Cuando en el otoño de 1896 murió el poeta William Morris, el más ilustre de sus discípulos y amigo, George Bernard Shaw, dijo que no se debía llorar su pérdida, ya que a un hombre como él sólo podríamos perderlo con nuestra propia muerte. Hoy, en 1965, cabe decir lo mismo de Winston Churchill. A pocos hombres les ha deparado el destino una vida más compleja, más honrosa y más valerosa. De antigua estirpe militar, descendiente de aquel Marlborough que a orillas del Danubio derrotó a las armas de Francia, Churchill sirvió en las guerras imperiales de la era victoriana; tiene el valor de un símbolo el hecho de que participara en 1898, en la que acaso fue la última carga de caballería que registra la historia, la de los húsares de Kitchener, contra las huestes del Mahdi, en el Sudán. Escribió los azares de esas campañas como escribiría después los de las dos vastas guerras ulteriores que desgarraron el mundo. La biografía de sus mayores atraería también su pluma, así como la historia de Inglaterra, de sus gentes, sus mares y sus conquistas. En la Cámara de los Comunes pasó de la premeditada oratoria a la elocuencia enérgica y espontánea. Según se sabe, la eficacia de la marina británica, que a partir de 1914 cerró a Alemania los caminos del mar, fue en gran parte su obra. Pero su hora más alta le llegó con la segunda guerra mundial. Había sido soldado e historiador, periodista y político.

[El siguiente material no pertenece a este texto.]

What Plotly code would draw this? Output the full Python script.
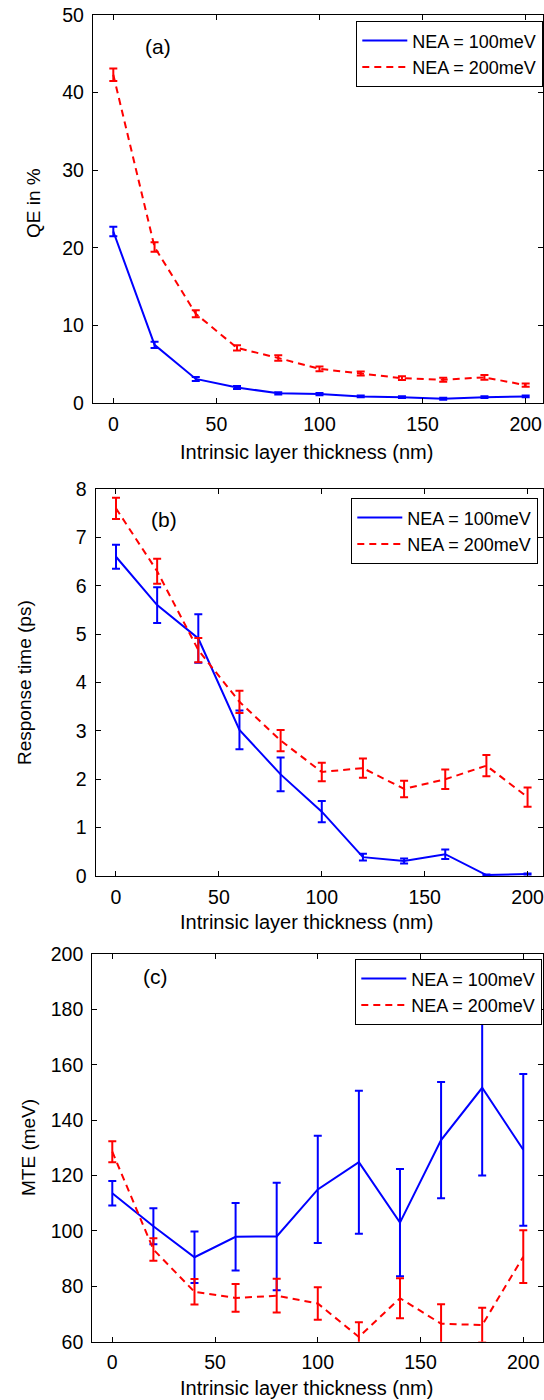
import plotly.graph_objects as go

# ---------------- data ----------------
thickness = [0, 20, 40, 60, 80, 100, 120, 140, 160, 180, 200]

qe_100 = [22.1, 7.5, 3.1, 2.0, 1.25, 1.15, 0.85, 0.75, 0.55, 0.75, 0.85]
qe_100_err = [0.6, 0.4, 0.25, 0.2, 0.15, 0.15, 0.12, 0.12, 0.12, 0.12, 0.12]
qe_200 = [42.3, 20.1, 11.5, 7.1, 5.8, 4.4, 3.8, 3.2, 3.0, 3.3, 2.3]
qe_200_err = [0.8, 0.6, 0.45, 0.35, 0.35, 0.3, 0.25, 0.25, 0.25, 0.3, 0.2]

rt_100 = [6.6, 5.6, 4.91, 3.02, 2.1, 1.33, 0.39, 0.31, 0.45, 0.02, 0.04]
rt_100_err = [0.25, 0.37, 0.5, 0.4, 0.35, 0.22, 0.07, 0.05, 0.1, 0.01, 0.01]
rt_200 = [7.6, 6.3, 4.67, 3.6, 2.8, 2.15, 2.23, 1.8, 2.0, 2.28, 1.63]
rt_200_err = [0.22, 0.26, 0.25, 0.23, 0.22, 0.19, 0.2, 0.17, 0.2, 0.22, 0.2]

mte_100 = [113.6, 101.7, 90.5, 97.9, 98.0, 115.0, 124.8, 103.0, 132.8, 151.7, 129.3]
mte_100_err = [4.4, 6.5, 9.3, 12.2, 19.4, 19.4, 25.8, 19.4, 21.0, 31.7, 27.4]
mte_200 = [128.6, 93.3, 78.0, 75.8, 76.6, 73.8, 61.7, 75.7, 66.5, 66.0, 90.7]
mte_200_err = [3.8, 4.1, 4.6, 5.0, 6.1, 5.9, 5.3, 7.2, 7.0, 6.3, 9.5]

series_names = ["NEA = 100meV", "NEA = 200meV"]
panel_labels = ["(a)", "(b)", "(c)"]
y_titles = ["QE in %", "Response time (ps)", "MTE (meV)"]
x_title = "Intrinsic layer thickness (nm)"
x_ticks = [0, 50, 100, 150, 200]

# ---------------- layout helpers ----------------
W, H = 544, 1400
FONT = "Liberation Sans, Arial, Helvetica, sans-serif"
BLUE = "#0000ff"
RED = "#ff0000"
TICK_SIZE = 19.5
TITLE_SIZE = 20
YTITLE_SIZE = 19
LEG_SIZE = 18

def px_x(p):
    return p / W

def px_y(p):
    return 1 - p / H

panels = [
    dict(l=93, r=543, t=15, b=403, xr=[-9.85, 208.4], yr=[0, 50], dy=10,
         lab=(21.7, 46), ytit=(33, 203), xtit=452, leg=(543, 21)),
    dict(l=95.7, r=543, t=489, b=876, xr=[-9.86, 207.5], yr=[0, 8], dy=1,
         lab=(23.3, 7.36), ytit=(24, 683), xtit=922, leg=(538, 498)),
    dict(l=92.3, r=543, t=954, b=1341.7, xr=[-9.73, 209.6], yr=[60, 200], dy=20,
         lab=(21.1, 191.8), ytit=(28, 1148), xtit=1388, leg=(542, 959)),
]

data = [
    (qe_100, qe_100_err, qe_200, qe_200_err),
    (rt_100, rt_100_err, rt_200, rt_200_err),
    (mte_100, mte_100_err, mte_200, mte_200_err),
]

fig = go.Figure()
layout = dict(
    width=W, height=H,
    margin=dict(l=0, r=0, t=0, b=0),
    paper_bgcolor="white", plot_bgcolor="white",
    font=dict(family=FONT, size=TICK_SIZE, color="black"),
    showlegend=True,
    annotations=[],
)

for i, (p, d) in enumerate(zip(panels, data)):
    sfx = "" if i == 0 else str(i + 1)
    xa, ya = "x" + sfx, "y" + sfx
    leg = "legend" + sfx
    v1, e1, v2, e2 = d
    fig.add_trace(go.Scatter(
        x=thickness, y=v1, mode="lines", name=series_names[0],
        line=dict(color=BLUE, width=2),
        error_y=dict(type="data", array=e1, color=BLUE, thickness=2, width=4),
        xaxis=xa, yaxis=ya, legend=leg))
    fig.add_trace(go.Scatter(
        x=thickness, y=v2, mode="lines", name=series_names[1],
        line=dict(color=RED, width=2, dash="7px,5px"),
        error_y=dict(type="data", array=e2, color=RED, thickness=2, width=4),
        xaxis=xa, yaxis=ya, legend=leg))

    common = dict(showline=True, linecolor="black", linewidth=1.3, mirror="ticks",
                  ticks="inside", ticklen=5, tickcolor="black", tickwidth=1,
                  showgrid=False, zeroline=False, automargin=False,
                  tickfont=dict(family=FONT, size=TICK_SIZE, color="black"))
    layout["xaxis" + sfx] = dict(
        domain=[px_x(p["l"]), px_x(p["r"])], range=p["xr"], anchor=ya,
        tickvals=x_ticks, ticklabelstandoff=3, **common)
    yt = list(range(p["yr"][0], p["yr"][1] + 1, p["dy"]))
    layout["yaxis" + sfx] = dict(
        domain=[px_y(p["b"]), px_y(p["t"])], range=p["yr"], anchor=xa,
        tickvals=yt, ticklabelstandoff=4, **common)
    layout[leg] = dict(
        x=px_x(p["leg"][0]), y=px_y(p["leg"][1]), xanchor="right", yanchor="top",
        xref="paper", yref="paper",
        bgcolor="white", bordercolor="black", borderwidth=1.3,
        font=dict(family=FONT, size=LEG_SIZE, color="black"),
        tracegroupgap=0, itemwidth=45)
    layout["annotations"].append(dict(
        x=p["lab"][0], y=p["lab"][1], xref=xa, yref=ya, text=panel_labels[i],
        showarrow=False, font=dict(family=FONT, size=21, color="black"),
        xanchor="center", yanchor="middle"))
    layout["annotations"].append(dict(
        x=px_x(p["ytit"][0]), y=px_y(p["ytit"][1]), xref="paper", yref="paper",
        text=y_titles[i], textangle=-90, showarrow=False,
        font=dict(family=FONT, size=YTITLE_SIZE, color="black"),
        xanchor="center", yanchor="middle"))
    layout["annotations"].append(dict(
        x=px_x(306.5), y=px_y(p["xtit"]), xref="paper", yref="paper",
        text=x_title, showarrow=False,
        font=dict(family=FONT, size=TITLE_SIZE, color="black"),
        xanchor="center", yanchor="middle"))

fig.update_layout(**layout)
fig.write_html(
    "out.html",
    config={"displayModeBar": False},
    post_script="document.body.style.margin='0';document.body.style.padding='0';"
                "document.documentElement.style.overflow='hidden';",
)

En la hora trágica de Inglaterra fue, de algún modo, los millones de hombres anónimos, valientes y modestos que no se arredraron ante el incendio que descendía de lo alto. No prometió fáciles triunfos: habló de sangre, de sudor y de lágrimas. Cuando la sombra de un dictador victorioso cayó sobre la isla, Churchill repitió que Inglaterra, al cabo de diez siglos, mantuvo la oferta que un rey sajón hizo a un rey noruego: seis pies de tierra y no más…
Al combatir por su Inglaterra, Churchill combatió por todos nosotros; su batalla fue esa eterna batalla de las libertades humanas que se ha llamado Salamina y Valmy, Saratoga y Junín, y cuyos nombres venideros no nos han sido aún revelados.
No basta lamentar su muerte con la palabra o con el mármol; es necesario que seamos dignos de su alta y ardua memoria. Ojalá ya exista alguien en el mundo que pueda proseguir su labor.
Texto de Jorge Luis Borges publicado en La Nación, Buenos Aires, 28 de enero de 1965, a 4 días del fallecimiento de Winston Churchill.